# Best route for travel from Philly to Virginia Beach



## sjuhawk_jd (Aug 17, 2014)

We will be heading to Virginia Beach (staying at the Ocean Beach club) this coming weekend. Just two night trip, so getting a bit concerned about the actual driving time based on traffic conditions and construction related delays (fi any). Can somebody who is familiar with the routes help with:

(1) Best route to take (via Dover, Delaware or through DC)?
(2) Any other tips about speed traps, construction delays etc along the route?

Thanks


----------



## Miss Marty (Aug 17, 2014)

*Driving directions from New Castle, Delaware to Virginia Beach, VA*

*
Philadelphia to Virginia Beach*

Eastern Shore Route 

From: New Castle, Delaware 

Take Dupont Hwy/US 13/US-40 
Stay on S Dupont Hwy/US-13 

Continue to follow US 13
Continue on Delaware Rt 1 S 
New Rt 1 is a Partial toll road 

Slight right at Puncheon Run Connector 
(signs for Norfolk/US 13/Salisbury, MD) 

S Dupont Hwy/Old Camden Rd/US 13 
Continue to follow US 13
Delaware - Maryland State Line

Take the ramp onto US 13 S/US-50 E 
Salisbury, Maryland has a few fast food
restuarants and hotels/shopping areas
Nice place to stop and take a break....

Continue to follow US Rt 13 S
Maryland - Virginia State Line

Continue on Chesapeake Bay Bridge Tunnel US 13 
The Bridge-Tunnel project is a fourlane 20-mile long 
vehicular toll crossing of the lower Chesapeake Bay.
1964-2014 Fifty Years of Service EZPass $13-15 Toll
Be sure to stop at the Restuarant and Fishing Pier 

Continue to follow US 13 
Take the ramp to Shore Dr/US-60 
Turn left at Shore Dr/US-60 
Continue to follow US-60 

Turn left at Laskin Rd/US Route 58 

To: Virginia Beach, Virginia 

Takes Approx 236 miles about 5 hours 
depending on summer weekend traffic.


----------



## 2boyzmom (Aug 18, 2014)

We are heading to Williamsburg Sunday morning and have hit that nightmare construction in DC. Is that still going on?


----------



## hjtug (Aug 18, 2014)

2boyzmom said:


> We are heading to Williamsburg Sunday morning and have hit that nightmare construction in DC. Is that still going on?

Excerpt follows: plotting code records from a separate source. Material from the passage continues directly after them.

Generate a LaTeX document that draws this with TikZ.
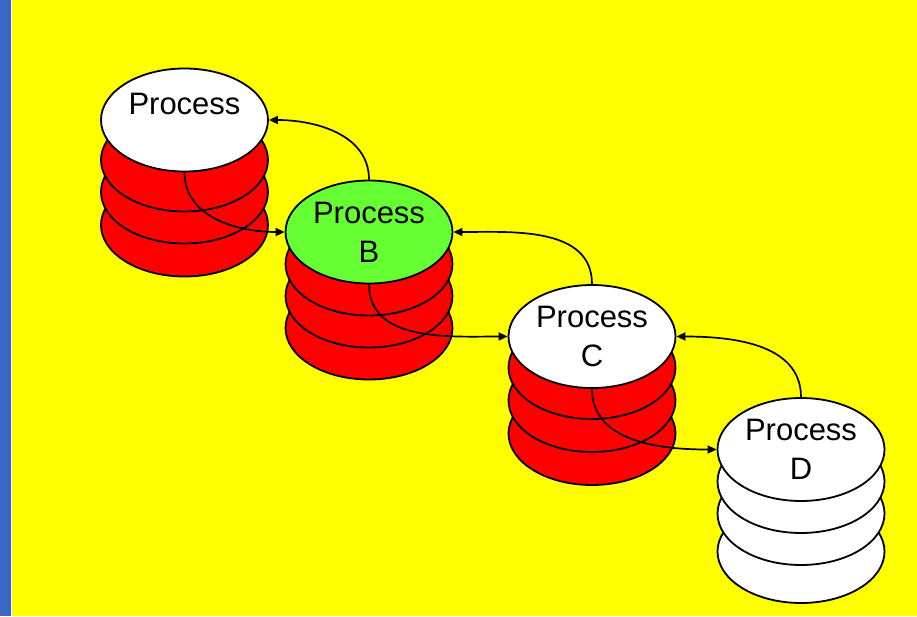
\documentclass[tikz,border=0pt]{standalone}
\usepackage{fontspec}
\setmainfont{Liberation Sans}
\usetikzlibrary{shapes.geometric,arrows.meta,calc}
\definecolor{bgyellow}{RGB}{255,255,0}
\definecolor{barblue}{RGB}{58,102,198}
\definecolor{procgreen}{RGB}{102,255,51}
\definecolor{procred}{RGB}{255,0,0}

\begin{document}
\begin{tikzpicture}[>={Triangle[length=9pt,width=8pt]}, x=1pt, y=-1pt,
        disk/.style={draw=black, line width=1.8pt},
        proc/.style={disk, ellipse, minimum width=167pt, minimum height=103pt,
            inner sep=0pt, align=center, font=\fontsize{31}{39}\selectfont},
        link/.style={->, line width=1.7pt}]
            \fill[bgyellow] (0,0) rectangle (917,616);
            \fill[barblue] (0,0) rectangle (10.5,616);
            \fill[white] (10.5,0) rectangle (11.5,616);
            \coordinate (a) at (184.5,120);
            \coordinate (b) at (369,232);
            \coordinate (c) at (592,336.5);
            \coordinate (d) at (801,449.5);
            % the layers under each process
            \foreach \dy in {105,72,40}
                \draw[disk,fill=procred] ($(a)+(0,\dy)$) ellipse (83.5 and 51.5);
            \foreach \dy in {96,64,32}
                \draw[disk,fill=procred] ($(b)+(0,\dy)$) ellipse (83.5 and 51.5);
            \foreach \dy in {97,64,31}
                \draw[disk,fill=procred] ($(c)+(0,\dy)$) ellipse (83.5 and 51.5);
            \foreach \dy in {102,64,32}
                \draw[disk,fill=white] ($(d)+(0,\dy)$) ellipse (83.5 and 51.5);
            \node[proc,fill=white] (pa) at (a) {Process\\[-6pt]\mbox{}};
            \node[proc,fill=procgreen] (pb) at (b) {Process\\B};
            \node[proc,fill=white] (pc) at (c) {Process\\C};
            \node[proc,fill=white] (pd) at (d) {Process\\D};
            % links
            \draw[link] (pb.north) to[out=90,in=0] (pa.east);
            \draw[link] (pc.north) to[out=90,in=0] (pb.east);
            \draw[link] (pd.north) to[out=90,in=0] (pc.east);
            \draw[link] (pa.south) to[out=-90,in=180] (pb.west);
            \draw[link] (pb.south) to[out=-90,in=180] (pc.west);
            \draw[link] (pc.south) to[out=-90,in=180] (pd.west);
\end{tikzpicture}
\end{document}
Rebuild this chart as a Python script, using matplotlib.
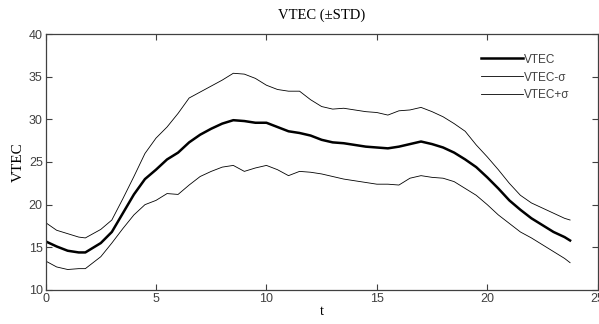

If it were due to the construction of the toll lanes on the 495 Beltway, I believe that work is completed.  However, it seems there is always construction at one or usually more places on I-95.  Alternate routes could be the one suggested above by Miss Marty or using routes 301 and/or 17 for parts of the trip.


----------



## Big Matt (Aug 18, 2014)

From points north and east of DC, I would take Miss Marty's route 10 times out of 10.  It's worth any and all the tolls.

You can do a little variant to Williamsburg that still takes DC out of the equation.  Take 301 across the Potomac River bridge ($6 toll) and take 301 all the way to 295 in Richmond to 64 to Williamsburg or......take 301 to 30 to Route 60 at Anderson's Corner in Williamsburg.


----------



## sjuhawk_jd (Aug 18, 2014)

Miss Marty said:


> *
> Philadelphia to Virginia Beach*
> 
> Eastern Shore Route
> ...



Thanks Miss Marty for detailed information. Since this is endorsed by others, I am going to stick to this one this coming Friday.


----------



## Miss Marty (Aug 18, 2014)

*You can use your EZ Pass on 495 Express Lanes*



2boyzmom said:


> We are heading to Williamsburg Sunday morning
> and have hit that nightmare construction in DC.
> Is that still going on?



Upcoming Maintenance 
Interstate 495 Express Lanes 

Typical maintenance activities include:

Replacing channelizing posts
Clearing the facility of debris
Repainting lane markings
Changing light bulbs

To minimize traffic impacts, these closures occur only at night. 
They start after 8 p.m. and end before 5 a.m.

We haven`t rode on the new 495 Express Lanes Toll road yet!


----------



## 2boyzmom (Aug 18, 2014)

Big Matt said:


> From points north and east of DC, I would take Miss Marty's route 10 times out of 10.  It's worth any and all the tolls.
> 
> You can do a little variant to Williamsburg that still takes DC out of the equation.  Take 301 across the Potomac River bridge ($6 toll) and take 301 all the way to 295 in Richmond to 64 to Williamsburg or......take 301 to 30 to Route 60 at Anderson's Corner in Williamsburg.



I think we will give rte 301 a try. Thank you


----------